The link with the offer or the market

Content remains coherent with the wider body of production when it makes clear which editorial territory it belongs to. This connection links the content to the company’s editorial strategy: a market topic it follows closely, the type of offer concerned, or the problem the organization has chosen to clarify regularly. The reader then understands why this text exists within this body of content, rather than as a detached publication.

This indication is not meant to turn the article into a sales argument. Its role is to maintain continuity between the published content and what the company chooses to express through its brand voice. When this link remains implicit, a text may seem relevant in the moment while gradually moving away, from one article to the next, from the topics that truly structure the offer or the target market.

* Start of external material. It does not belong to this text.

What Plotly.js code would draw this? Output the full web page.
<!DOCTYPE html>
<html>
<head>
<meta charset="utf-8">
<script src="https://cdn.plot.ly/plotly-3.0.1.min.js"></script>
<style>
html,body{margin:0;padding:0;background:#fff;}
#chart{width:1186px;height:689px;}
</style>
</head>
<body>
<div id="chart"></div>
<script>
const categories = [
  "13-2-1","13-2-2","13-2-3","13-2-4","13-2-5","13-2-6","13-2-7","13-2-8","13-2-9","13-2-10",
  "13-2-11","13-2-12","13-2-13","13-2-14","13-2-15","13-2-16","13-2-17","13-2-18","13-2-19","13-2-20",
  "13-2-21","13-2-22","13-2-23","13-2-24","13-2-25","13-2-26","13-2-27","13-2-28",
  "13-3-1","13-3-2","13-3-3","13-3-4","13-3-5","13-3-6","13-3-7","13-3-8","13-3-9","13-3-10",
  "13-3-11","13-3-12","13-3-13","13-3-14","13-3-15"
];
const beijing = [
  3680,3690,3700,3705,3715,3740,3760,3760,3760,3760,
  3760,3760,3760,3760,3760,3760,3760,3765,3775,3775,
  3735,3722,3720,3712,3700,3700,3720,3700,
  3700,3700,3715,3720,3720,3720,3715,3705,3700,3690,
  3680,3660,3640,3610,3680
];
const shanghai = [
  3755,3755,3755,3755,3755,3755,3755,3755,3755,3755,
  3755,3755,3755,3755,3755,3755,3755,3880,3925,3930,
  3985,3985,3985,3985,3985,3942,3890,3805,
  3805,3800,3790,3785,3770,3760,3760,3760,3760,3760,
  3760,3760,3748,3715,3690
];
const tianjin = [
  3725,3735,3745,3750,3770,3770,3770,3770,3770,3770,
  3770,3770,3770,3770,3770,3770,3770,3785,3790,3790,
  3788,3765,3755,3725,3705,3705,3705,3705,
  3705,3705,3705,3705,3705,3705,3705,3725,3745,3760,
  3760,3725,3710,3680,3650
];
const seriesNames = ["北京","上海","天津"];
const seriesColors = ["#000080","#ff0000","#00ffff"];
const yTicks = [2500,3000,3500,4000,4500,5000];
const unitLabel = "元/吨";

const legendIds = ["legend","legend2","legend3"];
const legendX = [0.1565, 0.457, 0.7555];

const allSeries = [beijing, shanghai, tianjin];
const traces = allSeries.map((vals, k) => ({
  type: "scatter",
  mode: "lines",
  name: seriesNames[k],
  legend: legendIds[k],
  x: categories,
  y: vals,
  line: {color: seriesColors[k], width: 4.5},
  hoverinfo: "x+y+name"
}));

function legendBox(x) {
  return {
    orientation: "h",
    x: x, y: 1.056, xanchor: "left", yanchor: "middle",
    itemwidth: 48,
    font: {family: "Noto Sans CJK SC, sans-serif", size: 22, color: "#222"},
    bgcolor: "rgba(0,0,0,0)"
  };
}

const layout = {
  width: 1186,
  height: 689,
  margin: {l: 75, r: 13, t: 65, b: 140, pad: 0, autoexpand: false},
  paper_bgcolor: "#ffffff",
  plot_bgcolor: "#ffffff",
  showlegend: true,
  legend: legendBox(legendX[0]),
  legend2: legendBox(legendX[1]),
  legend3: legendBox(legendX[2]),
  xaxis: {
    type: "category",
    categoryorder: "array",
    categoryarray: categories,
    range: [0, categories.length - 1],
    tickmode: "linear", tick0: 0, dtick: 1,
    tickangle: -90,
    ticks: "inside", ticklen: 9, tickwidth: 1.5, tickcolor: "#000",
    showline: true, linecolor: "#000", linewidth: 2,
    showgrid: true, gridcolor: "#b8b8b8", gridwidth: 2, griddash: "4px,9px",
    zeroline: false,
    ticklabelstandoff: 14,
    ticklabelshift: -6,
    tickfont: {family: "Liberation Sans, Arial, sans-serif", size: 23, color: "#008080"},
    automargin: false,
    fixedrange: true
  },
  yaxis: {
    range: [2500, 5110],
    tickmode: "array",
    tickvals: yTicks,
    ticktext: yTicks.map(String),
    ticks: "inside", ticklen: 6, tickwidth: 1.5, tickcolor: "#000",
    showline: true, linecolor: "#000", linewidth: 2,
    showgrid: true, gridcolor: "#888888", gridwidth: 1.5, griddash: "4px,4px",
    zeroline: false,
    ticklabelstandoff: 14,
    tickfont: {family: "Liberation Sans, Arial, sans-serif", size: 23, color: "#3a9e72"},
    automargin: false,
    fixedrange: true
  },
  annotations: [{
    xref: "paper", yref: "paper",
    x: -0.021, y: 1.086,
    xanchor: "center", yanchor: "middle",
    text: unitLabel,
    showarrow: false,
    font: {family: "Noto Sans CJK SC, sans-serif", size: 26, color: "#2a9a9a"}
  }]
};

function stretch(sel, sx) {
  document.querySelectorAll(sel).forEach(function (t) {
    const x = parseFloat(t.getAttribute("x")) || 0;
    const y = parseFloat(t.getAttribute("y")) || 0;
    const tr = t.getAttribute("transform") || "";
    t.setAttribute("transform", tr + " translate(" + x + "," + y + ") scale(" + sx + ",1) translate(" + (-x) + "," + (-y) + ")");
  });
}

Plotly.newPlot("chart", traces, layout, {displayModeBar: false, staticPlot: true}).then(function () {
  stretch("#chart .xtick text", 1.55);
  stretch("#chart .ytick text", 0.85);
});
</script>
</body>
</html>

The boundary of what the argument covers

Marketing content that aims to inform its audience also defines its scope. It shows what it actually develops, what it leaves out of scope, and the level at which it addresses the question. This boundary does not weaken the text; it protects how it is read.

When this boundary does not appear, readers may attribute a scope to the content that it does not have. The issue is not only individual understanding. Internally, too, the same publication may be interpreted as a point of doctrine, a simple clarification, or a broader position. Explicitly stating what the argument covers therefore stabilizes both the external reading and the way teams use the content.

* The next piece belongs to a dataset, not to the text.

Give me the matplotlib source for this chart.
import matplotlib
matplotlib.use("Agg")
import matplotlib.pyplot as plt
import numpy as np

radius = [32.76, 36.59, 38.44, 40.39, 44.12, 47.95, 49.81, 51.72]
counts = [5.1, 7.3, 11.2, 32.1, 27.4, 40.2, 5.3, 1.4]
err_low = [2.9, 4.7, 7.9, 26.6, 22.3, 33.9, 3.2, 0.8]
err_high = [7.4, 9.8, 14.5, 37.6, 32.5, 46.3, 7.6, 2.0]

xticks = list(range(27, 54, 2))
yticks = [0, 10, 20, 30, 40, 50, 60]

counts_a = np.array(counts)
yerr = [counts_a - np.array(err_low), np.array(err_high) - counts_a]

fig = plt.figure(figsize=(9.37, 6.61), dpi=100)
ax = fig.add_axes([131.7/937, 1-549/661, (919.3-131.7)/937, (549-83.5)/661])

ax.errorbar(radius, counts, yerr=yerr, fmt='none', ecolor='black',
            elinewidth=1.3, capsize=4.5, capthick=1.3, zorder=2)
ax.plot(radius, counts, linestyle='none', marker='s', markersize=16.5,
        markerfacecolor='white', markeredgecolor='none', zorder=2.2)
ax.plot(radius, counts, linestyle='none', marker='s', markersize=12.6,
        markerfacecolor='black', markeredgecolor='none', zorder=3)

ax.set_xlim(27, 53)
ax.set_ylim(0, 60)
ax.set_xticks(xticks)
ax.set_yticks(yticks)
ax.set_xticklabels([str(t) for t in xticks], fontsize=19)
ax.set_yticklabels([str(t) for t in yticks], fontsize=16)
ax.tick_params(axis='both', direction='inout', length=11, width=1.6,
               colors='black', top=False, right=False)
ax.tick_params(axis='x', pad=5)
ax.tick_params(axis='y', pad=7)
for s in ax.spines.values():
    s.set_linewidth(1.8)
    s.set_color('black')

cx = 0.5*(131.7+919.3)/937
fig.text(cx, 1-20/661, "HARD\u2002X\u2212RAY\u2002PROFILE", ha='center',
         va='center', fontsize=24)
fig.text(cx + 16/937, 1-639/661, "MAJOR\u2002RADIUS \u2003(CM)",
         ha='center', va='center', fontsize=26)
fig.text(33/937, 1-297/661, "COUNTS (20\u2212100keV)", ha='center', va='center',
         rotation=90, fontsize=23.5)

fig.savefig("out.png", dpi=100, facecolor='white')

When the framing is no longer clear in the text

Content can be correct in style, fluid in structure, and yet editorially unstable. This happens when the issue addressed, the editorial connection, and the boundary of the argument have to be reconstructed by the reader. The text seems complete, but each person projects a slightly different framework onto it. As production increases, this variation does not remain marginal: it disperses the editorial thread from one piece of content to another. The reader may eventually lose sight of the guiding line of the editorial strategy.

In production distributed across marketing, product, sales, legal teams, or external providers, this dispersion becomes more likely. Each contributor may work seriously while relying on a local understanding of the subject. If the framework is not made visible in the published version, coherence then depends on implicit alignments, which are therefore fragile. The result is not necessarily poor content. It is content that no longer clearly establishes what the company is taking responsibility for through its voice.

This requirement is part of a broader logic of editorial clarity. In its Search Central documentation, Google states that its systems prioritize helpful, reliable information designed first for people in Creating helpful, reliable, people-first content. A generic or poorly scoped text may therefore appear acceptable on the surface while making its specific contribution, actual scope, and place within a sustainable editorial line difficult to perceive.

The central question, then, is not whether the text was written by a person or assisted by a tool. It lies in what the published version makes unambiguous. When content immediately makes visible the exact subject it addresses, the territory it connects to, and the boundary of what it covers, accelerated production does not erase the shared framework set by the editorial strategy. It changes the speed of execution, not the readability of the brand’s voice for its audience.

Conclusion

When AI makes writing easier, published content continues to carry the most decisive part of editorial framing. It must make visible the issue it addresses, the acknowledged link with the offer or the market, and the boundary of what it covers. It is in this explicit dimension that a consistent reading of marketing content is maintained despite the diversity of contributors, and that the readability of the editorial strategy remains perceptible from one text to another.